START DATASET EXTRACT

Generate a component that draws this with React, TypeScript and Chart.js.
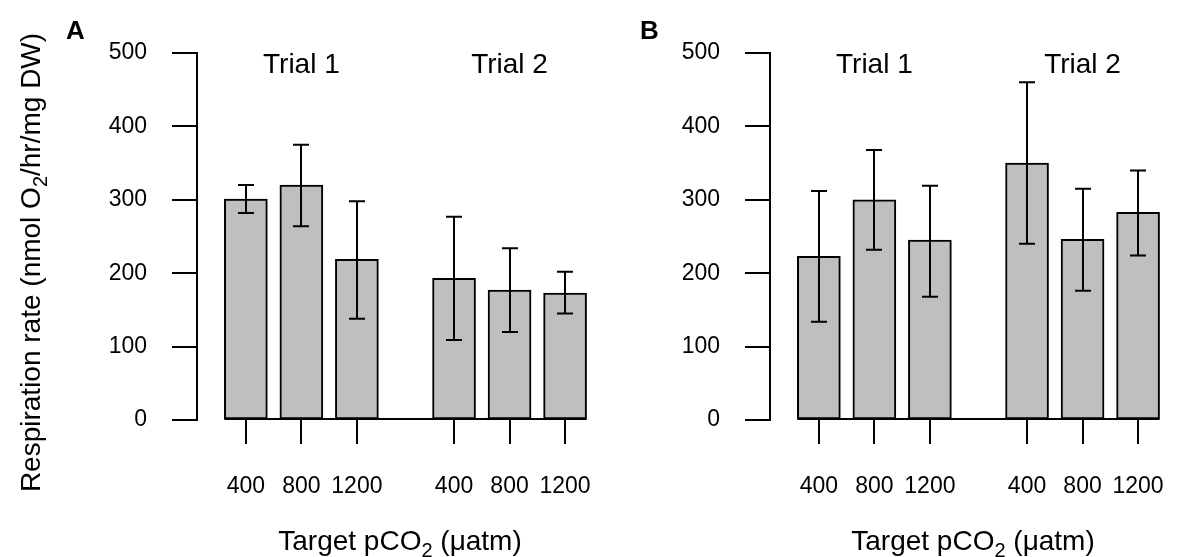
import React, { useEffect, useRef } from "react";
import { Chart, registerables } from "chart.js";

Chart.register(...registerables);

// ---------- data ----------
const doseLabels = ["400", "800", "1200"];
const trialLabels = ["Trial 1", "Trial 2"];
const yTickValues = [0, 100, 200, 300, 400, 500];

const meansA = [301, 320, 219, 193, 177, 173];
const lowA = [282, 264, 138, 109, 120, 145];
const highA = [320, 375, 298, 277, 234, 202];

const meansB = [223, 300, 245, 350, 246, 283];
const lowB = [134, 232, 168, 240, 176, 224];
const highB = [312, 368, 319, 460, 315, 340];

const xTitleParts = [
  { text: "Target pCO" },
  { text: "2", sub: true },
  { text: " (\u03bcatm)" },
];
const yTitleParts = [
  { text: "Respiration rate (nmol O" },
  { text: "2", sub: true },
  { text: "/hr/mg DW)" },
];

// ---------- layout / style ----------
const FONT = '"Liberation Sans", Arial, Helvetica, sans-serif';
const GROUP_GAP = 0.75;
const X_MIN = -0.88;
const X_MAX = 6.145;
const BAR_W = 43;
const CAP_HALF = 8;
const W = 1179;
const H = 557;

const positions = trialLabels.flatMap((_, g) =>
  doseLabels.map((_, d) => g * (doseLabels.length + GROUP_GAP) + d)
);
const tickText = trialLabels.flatMap(() => doseLabels);
const groupCenters = trialLabels.map(
  (_, g) => g * (doseLabels.length + GROUP_GAP) + (doseLabels.length - 1) / 2
);

type Part = { text: string; sub?: boolean };

function partsWidth(ctx: CanvasRenderingContext2D, parts: Part[], size: number) {
  let w = 0;
  for (const p of parts) {
    ctx.font = `${p.sub ? Math.round(size * 0.7) : size}px ${FONT}`;
    w += ctx.measureText(p.text).width;
  }
  return w;
}

function drawParts(
  ctx: CanvasRenderingContext2D,
  parts: Part[],
  size: number,
  cx: number,
  baseline: number
) {
  const total = partsWidth(ctx, parts, size);
  let x = cx - total / 2;
  ctx.textAlign = "left";
  ctx.textBaseline = "alphabetic";
  for (const p of parts) {
    ctx.font = `${p.sub ? Math.round(size * 0.7) : size}px ${FONT}`;
    ctx.fillText(p.text, x, baseline + (p.sub ? size * 0.25 : 0));
    x += ctx.measureText(p.text).width;
  }
}

type PanelProps = {
  letter: string;
  means: number[];
  low: number[];
  high: number[];
  showYTitle: boolean;
  left: number;
  width: number;
  yAxisWidth: number;
  padRight: number;
  letterX: number;
};

function zeroPadding(s: any) {
  s.paddingLeft = 0;
  s.paddingRight = 0;
  s.paddingTop = 0;
  s.paddingBottom = 0;
}

function Panel(props: PanelProps) {
  const ref = useRef<HTMLCanvasElement | null>(null);

  useEffect(() => {
    const canvas = ref.current;
    if (!canvas) return;
    const { means, low, high, showYTitle, yAxisWidth, padRight, letter, letterX } = props;

    const annot = {
      id: "annot" + letter,
      afterDatasetsDraw(chart: any) {
        const ctx: CanvasRenderingContext2D = chart.ctx;
        const xs = chart.scales.x;
        const ys = chart.scales.y;
        ctx.save();
        ctx.strokeStyle = "#000";
        ctx.lineWidth = 2;
        ctx.lineCap = "butt";
        // baseline joining bars (aligned with the bars' bottom borders)
        const y0 = ys.getPixelForValue(0) - 1;
        ctx.beginPath();
        ctx.moveTo(xs.getPixelForValue(positions[0]) - BAR_W / 2, y0);
        ctx.lineTo(xs.getPixelForValue(positions[positions.length - 1]) + BAR_W / 2, y0);
        ctx.stroke();
        // error bars
        positions.forEach((pos, i) => {
          const px = Math.round(xs.getPixelForValue(pos));
          const lo = ys.getPixelForValue(low[i]);
          const hi = ys.getPixelForValue(high[i]);
          ctx.beginPath();
          ctx.moveTo(px, lo);
          ctx.lineTo(px, hi);
          ctx.moveTo(px - CAP_HALF, hi);
          ctx.lineTo(px + CAP_HALF, hi);
          ctx.moveTo(px - CAP_HALF, lo);
          ctx.lineTo(px + CAP_HALF, lo);
          ctx.stroke();
        });
        ctx.restore();
      },
      afterDraw(chart: any) {
        const ctx: CanvasRenderingContext2D = chart.ctx;
        const xs = chart.scales.x;
        const ys = chart.scales.y;
        const area = chart.chartArea;
        ctx.save();
        ctx.fillStyle = "#000";
        // trial labels
        ctx.font = `28px ${FONT}`;
        ctx.textAlign = "center";
        ctx.textBaseline = "alphabetic";
        trialLabels.forEach((t, g) => {
          ctx.fillText(t, xs.getPixelForValue(groupCenters[g]), ys.getPixelForValue(500) + 20);
        });
        // panel letter
        ctx.font = `bold 26px ${FONT}`;
        ctx.textAlign = "left";
        ctx.fillText(letter, letterX, 39);
        // x title
        drawParts(ctx, xTitleParts, 28, (area.left + area.right) / 2 + 8, 550);
        // y title
        if (showYTitle) {
          ctx.translate(40, (area.top + area.bottom) / 2 + 26);
          ctx.rotate(-Math.PI / 2);
          drawParts(ctx, yTitleParts, 28, 0, 0);
        }
        ctx.restore();
      },
    };

    const chart = new Chart(canvas, {
      type: "bar",
      data: {
        datasets: [
          {
            data: positions.map((x, i) => ({ x, y: means[i] })),
            backgroundColor: "#bfbfbf",
            borderColor: "#000",
            borderWidth: 2,
            borderSkipped: false,
            barThickness: BAR_W,
          } as any,
        ],
      },
      options: {
        animation: false,
        responsive: false,
        maintainAspectRatio: false,
        layout: { padding: { left: 0, top: 53, right: padRight, bottom: 0 } },
        plugins: {
          legend: { display: false },
          tooltip: { enabled: false },
          title: { display: false },
        },
        scales: {
          x: {
            type: "linear",
            min: X_MIN,
            max: X_MAX,
            offset: false,
            afterBuildTicks: (s: any) => {
              s.ticks = positions.map((v) => ({ value: v }));
            },
            afterFit: (s: any) => {
              s.height = 137;
              zeroPadding(s);
            },
            ticks: {
              autoSkip: false,
              maxRotation: 0,
              minRotation: 0,
              padding: 29,
              color: "#000",
              font: { family: FONT, size: 23 },
              callback: (_v: any, i: number) => tickText[i],
            },
            grid: {
              display: true,
              offset: false,
              drawOnChartArea: false,
              drawTicks: true,
              tickLength: 24,
              color: "#000",
              lineWidth: 2,
            },
            border: { display: false },
          },
          y: {
            type: "linear",
            min: 0,
            max: 500,
            afterBuildTicks: (s: any) => {
              s.ticks = yTickValues.map((v) => ({ value: v }));
            },
            afterFit: (s: any) => {
              s.width = yAxisWidth;
              zeroPadding(s);
            },
            ticks: {
              padding: 25,
              color: "#000",
              font: { family: FONT, size: 23 },
              callback: (v: any) => String(v),
            },
            grid: {
              display: true,
              drawOnChartArea: false,
              drawTicks: true,
              tickLength: 25,
              color: "#000",
              lineWidth: 2,
            },
            border: { display: true, color: "#000", width: 2 },
          },
        } as any,
      },
      plugins: [annot as any],
    });
    return () => chart.destroy();
  }, []);

  return (
    <canvas
      ref={ref}
      width={props.width}
      height={H}
      style={{ position: "absolute", left: props.left, top: 0, width: props.width, height: H }}
    />
  );
}

export default function App() {
  return (
    <div
      style={{
        position: "fixed",
        left: 0,
        top: 0,
        width: W,
        height: H,
        background: "#fff",
        overflow: "hidden",
      }}
    >
      <Panel
        letter="A"
        means={meansA}
        low={lowA}
        high={highA}
        showYTitle={true}
        left={0}
        width={600}
        yAxisWidth={197}
        padRight={13}
        letterX={66}
      />
      <Panel
        letter="B"
        means={meansB}
        low={lowB}
        high={highB}
        showYTitle={false}
        left={590}
        width={589}
        yAxisWidth={180}
        padRight={19}
        letterX={50}
      />
    </div>
  );
}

END DATASET EXTRACT

▸ WHAT TO WORK ON
Restate only the lines running from the start of the material above through the line containing "const highB = [312, 368, 319, 460, 315, 340];", ends included. No pictures.

▸ OUTPUT FOR THIS EXERCISE
Generate a component that draws this with React, TypeScript and Chart.js.
import React, { useEffect, useRef } from "react";
import { Chart, registerables } from "chart.js";

Chart.register(...registerables);

// ---------- data ----------
const doseLabels = ["400", "800", "1200"];
const trialLabels = ["Trial 1", "Trial 2"];
const yTickValues = [0, 100, 200, 300, 400, 500];

const meansA = [301, 320, 219, 193, 177, 173];
const lowA = [282, 264, 138, 109, 120, 145];
const highA = [320, 375, 298, 277, 234, 202];

const meansB = [223, 300, 245, 350, 246, 283];
const lowB = [134, 232, 168, 240, 176, 224];
const highB = [312, 368, 319, 460, 315, 340];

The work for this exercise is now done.